I didn’t expect yesterday’s chase until the SPC came out with their Day 2 convective forecast showing our region under a slight risk. The models really converged at the last minute and the local forecast texts even sounded good for both instability and shear, so I picked up my son at 1100 and headed west to the Culpeper area. We arrived at 1200 at our favorite rural viewing spot at the edge of a corn field and settled in to watch and wait. Little did we know that the SPC had issued a Mesoscale Discussion (MD) just about the time we left, but we found that out just before we heard my trusty weather radio blare the announcement that our entire region was under a tornado watch. We stayed put for 45 minutes as an oncoming line developed, and then we retreated eastward as the rain approached. Stopping once in extreme eastern Culpeper county to snap a couple of photos we continued on to a fast food joint at Wilderness to hit the bathroom and grab some chow. As we exited the facility the approaching rainshaft was literally a couple hundred yards to our west, so we boogied eastward on VA Route 3 to stay dry. Given the afternoon traffic we knew we’d have to pass through Fredericksburg traffic to get east of the city and give us room to position ourselves, so we didn’t stop again until we were in eastern Stafford county.
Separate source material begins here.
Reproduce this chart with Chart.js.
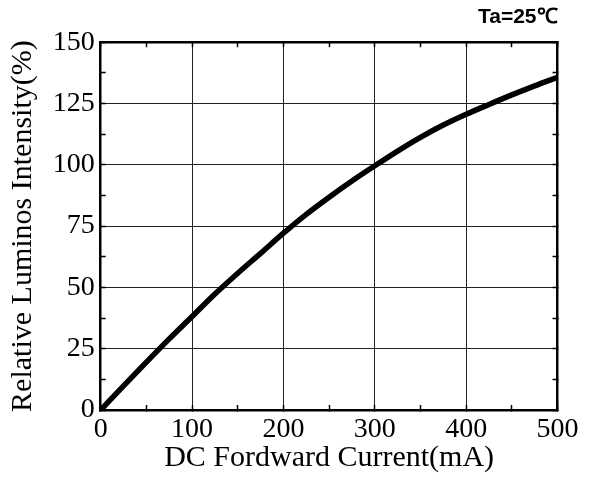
<!DOCTYPE html>
<html>
<head>
<meta charset="utf-8">
<script src="https://cdn.jsdelivr.net/npm/chart.js@4/dist/chart.umd.min.js"></script>
<style>
  html, body { margin: 0; padding: 0; background: #fff; }
  #wrap { width: 593px; height: 479px; }
</style>
</head>
<body>
<div id="wrap"><canvas id="my-chart"></canvas></div>
<script>
// values
const currents = [0, 25, 50, 75, 100, 125, 150, 175, 200, 225, 250, 275, 300, 325, 350, 375, 400, 425, 450, 475, 500]
const intensity = [0, 9.8, 19.5, 29, 38.1, 47.3, 55.8, 63.9, 72.1, 79.8, 86.8, 93.4, 99.6, 105.6, 111.2, 116.2, 120.6, 124.6, 128.5, 132.2, 135.7]
const xRange = [0, 500]
const yRange = [0, 150]
const xLabelStep = 100  // labelled ticks, minor ones every 50
const yLabelStep = 25   // labelled ticks, minor ones every 12.5

const serif = 'Liberation Serif, Times New Roman, serif'
const points = currents.map((c, i) => ({ x: c, y: intensity[i] }))

const ctx = document.getElementById('my-chart').getContext('2d')
const chart = new Chart(ctx, {
  type: 'line',
  data: {
    datasets: [
      {
        label: 'Relative Luminous Intensity',
        data: points,
        borderColor: '#000',
        borderWidth: 5.5,
        pointRadius: 0,
        cubicInterpolationMode: 'monotone',
        fill: false
      }
    ]
  },
  options: {
    responsive: true,
    maintainAspectRatio: false,
    animation: false,
    layout: { padding: { top: 0, right: 35.5, bottom: 0, left: 0 } },
    plugins: {
      legend: { display: false },
      tooltip: { enabled: false },
      title: {
        display: true,
        text: 'Ta=25℃',
        align: 'end',
        color: '#000',
        font: { family: 'Liberation Sans, Arial, sans-serif', size: 21, weight: 'bold' },
        padding: { top: 5, bottom: 12 }
      }
    },
    scales: {
      x: {
        type: 'linear',
        position: 'bottom',
        min: xRange[0],
        max: xRange[1],
        afterFit: (scale) => { scale.height = 69 },
        ticks: {
          stepSize: 50,
          maxTicksLimit: 20,
          autoSkip: false,
          maxRotation: 0,
          padding: 8,
          color: '#000',
          font: { family: serif, size: 28 },
          callback: (v) => (v % xLabelStep === 0 ? v : '')
        },
        grid: {
          color: (c) => (c.tick && c.tick.value % xLabelStep === 0 ? '#222' : 'rgba(0,0,0,0)'),
          lineWidth: 1,
          tickColor: '#000',
          tickLength: -5,
          tickWidth: 1.5
        },
        border: { color: '#000', width: 2.5 },
        title: {
          display: true,
          text: 'DC Fordward Current(mA)',
          color: '#000',
          font: { family: serif, size: 30 },
          padding: { top: 0, bottom: 3 }
        }
      },
      y: {
        type: 'linear',
        position: 'left',
        min: yRange[0],
        max: yRange[1],
        afterFit: (scale) => { scale.width = 100.7 },
        ticks: {
          stepSize: 12.5,
          maxTicksLimit: 20,
          autoSkip: false,
          padding: 11,
          color: '#000',
          font: { family: serif, size: 28 },
          callback: (v) => (v % yLabelStep === 0 ? v : '')
        },
        grid: {
          color: (c) => (c.tick && c.tick.value % yLabelStep === 0 ? '#222' : 'rgba(0,0,0,0)'),
          lineWidth: 1,
          tickColor: '#000',
          tickLength: -5,
          tickWidth: 1.5
        },
        border: { color: '#000', width: 2.5 },
        title: {
          display: true,
          text: 'Relative Luminos Intensity(%)',
          color: '#000',
          font: { family: serif, size: 30 },
          padding: { top: 5, bottom: 0 }
        }
      },
      x2: {
        type: 'linear',
        position: 'top',
        min: xRange[0],
        max: xRange[1],
        afterFit: (scale) => { scale.height = 0 },
        ticks: { display: false, stepSize: 50, maxTicksLimit: 20 },
        grid: { drawOnChartArea: false, tickColor: '#000', tickLength: -5, tickWidth: 1.5 },
        border: { color: '#000', width: 2.5 }
      },
      y2: {
        type: 'linear',
        position: 'right',
        min: yRange[0],
        max: yRange[1],
        afterFit: (scale) => { scale.width = 0 },
        ticks: { display: false, stepSize: 12.5, maxTicksLimit: 20 },
        grid: { drawOnChartArea: false, tickColor: '#000', tickLength: -5, tickWidth: 1.5 },
        border: { color: '#000', width: 2.5 }
      }
    }
  }
})
</script>
</body>
</html>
We parked again to observe and watch as a wallcloud formed just behind the line:

This feature developed and fell apart several times as it flew northward just west of us, but there was already another wallcloud coming our way borne out by both visual and doppler radar evidence (radar view shows our position with the “X” and the rotation circled):

As the rain approached we drove east a few miles into King George county, where the “magic hands” appeared (my son being lazy and not getting out of the chasemobile):
We let the main rain shaft pass by – mainly north of us – and then headed back west as I had dinner guests coming and needed to get home. While driving back toward Fredericksburg I had a “Look at that!” moment and pulled off the road back in eastern Stafford county to watch the rotating wallcloud which is shown in yesterday’s post. After I arrived home at 1530 I dumped off the following doppler radar view which shows that, yes indeed, we were watching a rotating feature.
I was sorely tempted to keep chasing, but I did need to get home. There were never any tornado warnings or reports yesterday, but a non-chaser friend who lives in King George county confirmed that he too saw rotation. All in all it was a great way to (probably) cap off the 2008 chase season.